Title: Assessing classification complexity of datasets using fractals

Authors: André Luiz Marasca; Dalcimar Casanova; Marcelo Teixeira

Addresses: Graduate Program in Electrical Engineering (PPGEE), Federal University of Technology – Paraná, Pato Branco, Paraná, Brazil ' Graduate Program in Electrical Engineering (PPGEE), Federal University of Technology – Paraná, Pato Branco, Paraná, Brazil ' Graduate Program in Electrical Engineering (PPGEE), Federal University of Technology – Paraná, Pato Branco, Paraná, Brazil

Abstract: Supervised classification is a mechanism used in machine learning to associate classes with objects from datasets. Depending on the dimension and on the internal data structuring, classification may become complex. In this paper, we claim that the complexity level of a given dataset can be estimated by using fractal analysis. A novel fractal measure, called transition border, is proposed in order to estimate the chaos behind labelled points distribution.
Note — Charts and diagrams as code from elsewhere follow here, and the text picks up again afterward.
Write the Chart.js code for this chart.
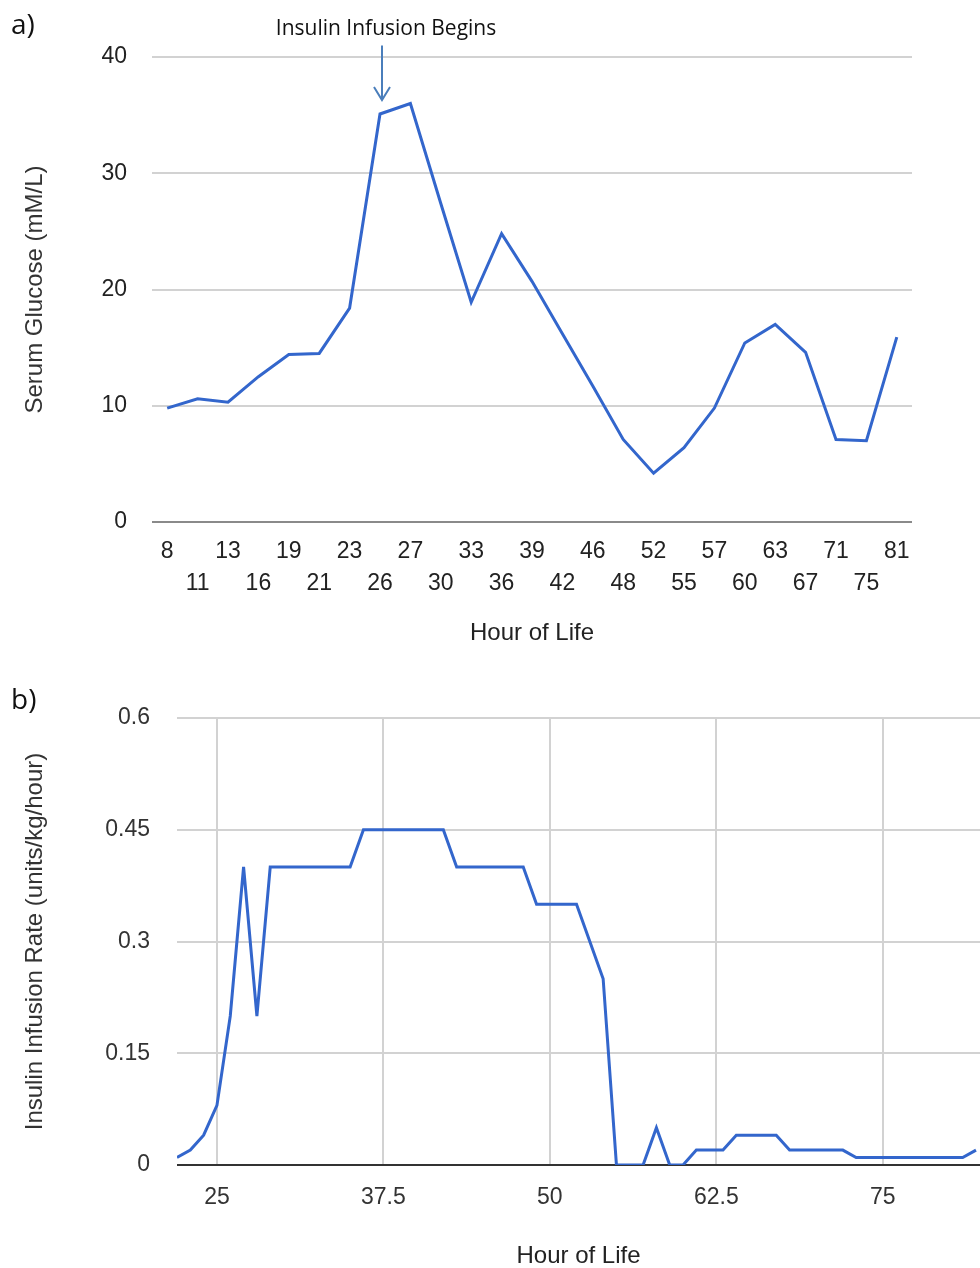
<!DOCTYPE html>
<html>
<head>
<meta charset="utf-8">
<script src="https://cdn.jsdelivr.net/npm/chart.js@4.4.1/dist/chart.umd.min.js"></script>
<style>
  html, body { margin: 0; padding: 0; background: #fff; overflow: hidden; }
  body { width: 980px; height: 1268px; position: relative; }
  canvas { position: absolute; left: 0; }
  #glucoseChart { top: 0; }
  #insulinChart { top: 660px; }
  .tag { position: absolute; left: 11px; font-family: "Open Sans", "Noto Sans", sans-serif; font-size: 28px; line-height: 1; color: #111; }
</style>
</head>
<body>
<canvas id="glucoseChart" width="980" height="660"></canvas>
<canvas id="insulinChart" width="980" height="608"></canvas>
<div class="tag" style="top:9px">a)</div>
<div class="tag" style="top:684px">b)</div>
<script>
// a) serum glucose, one value per sampled hour (category axis)
const glucoseHours = ["8", "11", "13", "16", "19", "21", "23", "26", "27", "30", "33", "36", "39",
  "42", "46", "48", "52", "55", "57", "60", "63", "67", "71", "75", "81"];
const glucoseValues = [9.8, 10.6, 10.3, 12.5, 14.4, 14.5, 18.4, 35.1, 36.0, 27.4, 18.9, 24.8, 20.7,
  16.2, 11.7, 7.1, 4.2, 6.4, 9.8, 15.4, 17.0, 14.6, 7.1, 7.0, 15.9];
const glucoseTicks = [0, 10, 20, 30, 40];

// b) insulin infusion rate against hour of life (linear axis)
const insulinHours = [22, 23, 24, 25, 26, 27, 28, 29, 35, 36, 42, 43, 48, 49, 52, 54, 55, 57,
  58, 59, 60, 61, 63, 64, 67, 68, 72, 73, 81, 82];
const insulinRates = [0.01, 0.02, 0.04, 0.08, 0.2, 0.4, 0.2, 0.4, 0.4, 0.45, 0.45, 0.4, 0.4, 0.35,
  0.35, 0.25, 0, 0, 0.05, 0, 0, 0.02, 0.02, 0.04, 0.04, 0.02, 0.02, 0.01, 0.01, 0.02];
const insulinHourTicks = [25, 37.5, 50, 62.5, 75];
const insulinRateTicks = [0, 0.15, 0.3, 0.45, 0.6];

// annotation: arrow over the hour the infusion starts
const infusionLabel = "Insulin Infusion Begins";
const infusionHour = "26";
const arrowFrom = 41.0;
const arrowTo = 36.3;

const LINE_BLUE = "#3366cc";
const TICK_FONT = { family: "'Liberation Sans', Arial, sans-serif", size: 23 };
const TITLE_FONT = { family: "'Liberation Sans', Arial, sans-serif", size: 24, lineHeight: 1.2 };

const infusionMarker = {
  id: "infusionMarker",
  afterDraw(chart) {
    const { ctx, scales } = chart;
    const x = scales.x.getPixelForValue(glucoseHours.indexOf(infusionHour)) + 2;
    const y0 = scales.y.getPixelForValue(arrowFrom);
    const y1 = scales.y.getPixelForValue(arrowTo);
    ctx.save();
    ctx.strokeStyle = "#4a7ebb";
    ctx.lineWidth = 2;
    ctx.beginPath();
    ctx.moveTo(x, y0);
    ctx.lineTo(x, y1);
    ctx.moveTo(x - 8, y1 - 13);
    ctx.lineTo(x, y1);
    ctx.lineTo(x + 8, y1 - 13);
    ctx.stroke();
    ctx.fillStyle = "#111";
    ctx.font = "21px 'Open Sans', 'Noto Sans', sans-serif";
    ctx.textAlign = "center";
    ctx.textBaseline = "middle";
    ctx.fillText(infusionLabel, x + 4, y0 - 16);
    ctx.restore();
  },
};

new Chart(document.getElementById("glucoseChart"), {
  type: "line",
  data: {
    labels: glucoseHours,
    datasets: [{
      data: glucoseValues,
      borderColor: LINE_BLUE,
      borderWidth: 3,
      pointRadius: 0,
      tension: 0,
    }],
  },
  options: {
    responsive: false,
    animation: false,
    layout: { padding: { top: 57, right: 68, bottom: 0, left: 0 } },
    plugins: { legend: { display: false }, tooltip: { enabled: false } },
    scales: {
      x: {
        type: "category",
        offset: true,
        grid: { display: false, drawTicks: false },
        border: { display: false },
        ticks: {
          autoSkip: false,
          maxRotation: 0,
          minRotation: 0,
          padding: 14,
          color: "#222",
          font: { ...TICK_FONT, lineHeight: 32 / 23 },
          callback: (v, i) => (i % 2 ? ["", glucoseHours[i]] : glucoseHours[i]),
        },
        title: { display: true, text: "Hour of Life", color: "#222", font: TITLE_FONT, padding: { top: 0, bottom: 12 } },
        afterFit: (s) => { s.height = 138; },
      },
      y: {
        min: 0,
        max: 40,
        afterBuildTicks: (s) => { s.ticks = glucoseTicks.map((v) => ({ value: v })); },
        grid: {
          drawTicks: false,
          lineWidth: 2,
          color: (c) => (c.tick && c.tick.value === 0 ? "#8a8a8a" : "#d2d2d2"),
        },
        border: { display: false },
        ticks: { padding: 25, color: "#222", font: TICK_FONT },
        title: { display: true, text: "Serum Glucose (mM/L)", color: "#333", font: TITLE_FONT, padding: { top: 21, bottom: 0 } },
        afterFit: (s) => { s.width = 152; },
      },
    },
  },
  plugins: [infusionMarker],
});

new Chart(document.getElementById("insulinChart"), {
  type: "line",
  data: {
    datasets: [{
      data: insulinHours.map((h, i) => ({ x: h, y: insulinRates[i] })),
      borderColor: LINE_BLUE,
      borderWidth: 3,
      pointRadius: 0,
      tension: 0,
    }],
  },
  options: {
    responsive: false,
    animation: false,
    layout: { padding: { top: 58, right: 0, bottom: 0, left: 0 } },
    plugins: { legend: { display: false }, tooltip: { enabled: false } },
    scales: {
      x: {
        type: "linear",
        min: 22,
        max: 82.3,
        afterBuildTicks: (s) => { s.ticks = insulinHourTicks.map((v) => ({ value: v })); },
        grid: { drawTicks: false, lineWidth: 2, color: "#d2d2d2" },
        border: { display: false },
        ticks: { padding: 19, color: "#333", font: TICK_FONT, callback: (v) => String(v) },
        title: { display: true, text: "Hour of Life", color: "#222", font: { ...TITLE_FONT, lineHeight: 1 }, padding: { top: 0, bottom: 0 } },
        afterFit: (s) => { s.height = 103; },
      },
      y: {
        min: 0,
        max: 0.6,
        afterBuildTicks: (s) => { s.ticks = insulinRateTicks.map((v) => ({ value: v })); },
        grid: {
          drawTicks: false,
          lineWidth: 2,
          color: (c) => (c.tick && c.tick.value === 0 ? "#333" : "#d2d2d2"),
        },
        border: { display: false },
        ticks: { padding: 27, color: "#333", font: TICK_FONT, callback: (v) => String(v) },
        title: { display: true, text: "Insulin Infusion Rate (units/kg/hour)", color: "#333", font: TITLE_FONT, padding: { top: 21, bottom: 0 } },
        afterFit: (s) => { s.width = 177; },
      },
    },
  },
});
</script>
</body>
</html>
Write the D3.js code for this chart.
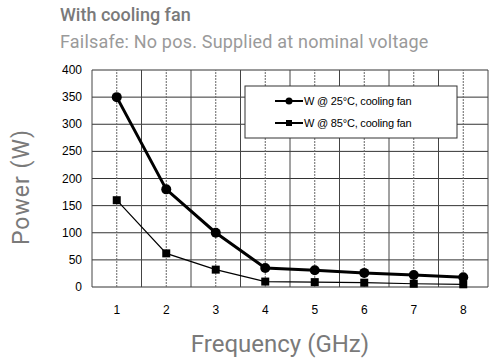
<!DOCTYPE html>
<html>
<head>
<meta charset="utf-8">
<script src="https://cdn.jsdelivr.net/npm/d3@7"></script>
<style>
  body { margin: 0; background: #fff; }
  svg { display: block; }
</style>
</head>
<body>
<div id="chart"></div>
<script>
const freq = [1, 2, 3, 4, 5, 6, 7, 8];
const power25 = [350, 180, 100, 35, 31, 26, 22, 18];
const power85 = [160, 62, 32, 10, 9, 8, 6, 5];
const yTicks = [0, 50, 100, 150, 200, 250, 300, 350, 400];
const legendLabels = ["W @ 25°C, cooling fan", "W @ 85°C, cooling fan"];

const width = 493, height = 358;
const margin = { top: 70, right: 5, bottom: 71, left: 92 };

const svg = d3.select("#chart").append("svg")
  .attr("width", width)
  .attr("height", height);

// titles
svg.append("text")
  .attr("x", 60).attr("y", 21)
  .attr("font-family", "Roboto, 'Open Sans', sans-serif")
  .attr("font-size", 18).attr("font-weight", 500)
  .attr("fill", "#7a7a7a")
  .text("With cooling fan");

svg.append("text")
  .attr("x", 60).attr("y", 48)
  .attr("font-family", "Roboto, 'Open Sans', sans-serif")
  .attr("font-size", 18)
  .attr("letter-spacing", 0.2)
  .attr("fill", "#9a9a9a")
  .text("Failsafe: No pos. Supplied at nominal voltage");

const x = d3.scaleLinear().domain([0.5, 8.5]).range([margin.left, width - margin.right]);
const y = d3.scaleLinear().domain([0, 400]).range([height - margin.bottom, margin.top]);

const plot = svg.append("g");

// horizontal grid
plot.append("g")
  .selectAll("line")
  .data(yTicks)
  .join("line")
  .attr("x1", x(0.5)).attr("x2", x(8.5))
  .attr("y1", d => y(d)).attr("y2", d => y(d))
  .attr("stroke", "#333").attr("stroke-width", 1);

// vertical grid: solid between categories, dotted at categories
plot.append("g")
  .selectAll("line")
  .data(d3.range(0.5, 9, 1))
  .join("line")
  .attr("x1", d => x(d)).attr("x2", d => x(d))
  .attr("y1", y(0)).attr("y2", y(400))
  .attr("stroke", "#444").attr("stroke-width", 1);

plot.append("g")
  .selectAll("line")
  .data(freq)
  .join("line")
  .attr("x1", d => x(d)).attr("x2", d => x(d))
  .attr("y1", y(0)).attr("y2", y(400))
  .attr("stroke", "#666").attr("stroke-width", 1)
  .attr("stroke-dasharray", "2,1");

// axis tick labels
plot.append("g")
  .selectAll("text")
  .data(yTicks)
  .join("text")
  .attr("x", margin.left - 10)
  .attr("y", d => y(d) + 4)
  .attr("text-anchor", "end")
  .attr("font-family", "Arial, 'Liberation Sans', sans-serif")
  .attr("font-size", 12)
  .attr("fill", "#000")
  .text(d => d);

plot.append("g")
  .selectAll("text")
  .data(freq)
  .join("text")
  .attr("x", d => x(d))
  .attr("y", height - margin.bottom + 27)
  .attr("text-anchor", "middle")
  .attr("font-family", "Arial, 'Liberation Sans', sans-serif")
  .attr("font-size", 12)
  .attr("fill", "#000")
  .text(d => d);

// lines
const line = d3.line().x((d, i) => x(freq[i])).y(d => y(d));

plot.append("path")
  .datum(power85)
  .attr("d", line)
  .attr("fill", "none")
  .attr("stroke", "#000")
  .attr("stroke-width", 1.2);

plot.append("path")
  .datum(power25)
  .attr("d", line)
  .attr("fill", "none")
  .attr("stroke", "#000")
  .attr("stroke-width", 3);

plot.append("g")
  .selectAll("circle")
  .data(power25)
  .join("circle")
  .attr("cx", (d, i) => x(freq[i]))
  .attr("cy", d => y(d))
  .attr("r", 5)
  .attr("fill", "#000");

plot.append("g")
  .selectAll("rect")
  .data(power85)
  .join("rect")
  .attr("x", (d, i) => x(freq[i]) - 4)
  .attr("y", d => y(d) - 4)
  .attr("width", 8).attr("height", 8)
  .attr("fill", "#000");

// legend
const legend = svg.append("g").attr("transform", "translate(245,86)");
legend.append("rect")
  .attr("width", 212).attr("height", 52)
  .attr("fill", "#fff").attr("stroke", "#333").attr("stroke-width", 1);

legendLabels.forEach((label, i) => {
  const ly = 15 + i * 22;
  const g = legend.append("g").attr("transform", `translate(0,${ly})`);
  g.append("line")
    .attr("x1", 30).attr("x2", 58)
    .attr("stroke", "#000").attr("stroke-width", 2);
  if (i === 0) {
    g.append("circle").attr("cx", 44).attr("r", 3.5).attr("fill", "#000");
  } else {
    g.append("rect").attr("x", 41).attr("y", -3).attr("width", 6).attr("height", 6).attr("fill", "#000");
  }
  g.append("text")
    .attr("x", 59).attr("y", 4)
    .attr("font-family", "Arial, 'Liberation Sans', sans-serif")
    .attr("font-size", 11)
    .attr("letter-spacing", -0.2)
    .attr("fill", "#000")
    .text(label);
});

// axis titles
svg.append("text")
  .attr("transform", "translate(29,187) rotate(-90)")
  .attr("text-anchor", "middle")
  .attr("font-family", "Roboto, 'Open Sans', sans-serif")
  .attr("font-size", 23)
  .attr("letter-spacing", 1)
  .attr("fill", "#7a7a7a")
  .text("Power (W)");

svg.append("text")
  .attr("x", 280).attr("y", 352)
  .attr("text-anchor", "middle")
  .attr("font-family", "Roboto, 'Open Sans', sans-serif")
  .attr("font-size", 24)
  .attr("fill", "#7a7a7a")
  .text("Frequency (GHz)");
</script>
</body>
</html>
Their correlation with the success rate is tested by comparing it against results obtained from other supervised classification methods. Results suggest that this approach can be used to measure the complexity behind a classification task problem in real-valued datasets with three dimensions. The proposed method can also be useful for other science domains for which fractal analysis is applicable.

Keywords: supervised classification; fractal analysis; chaotic datasets; transition border; fractal dimension; complexity.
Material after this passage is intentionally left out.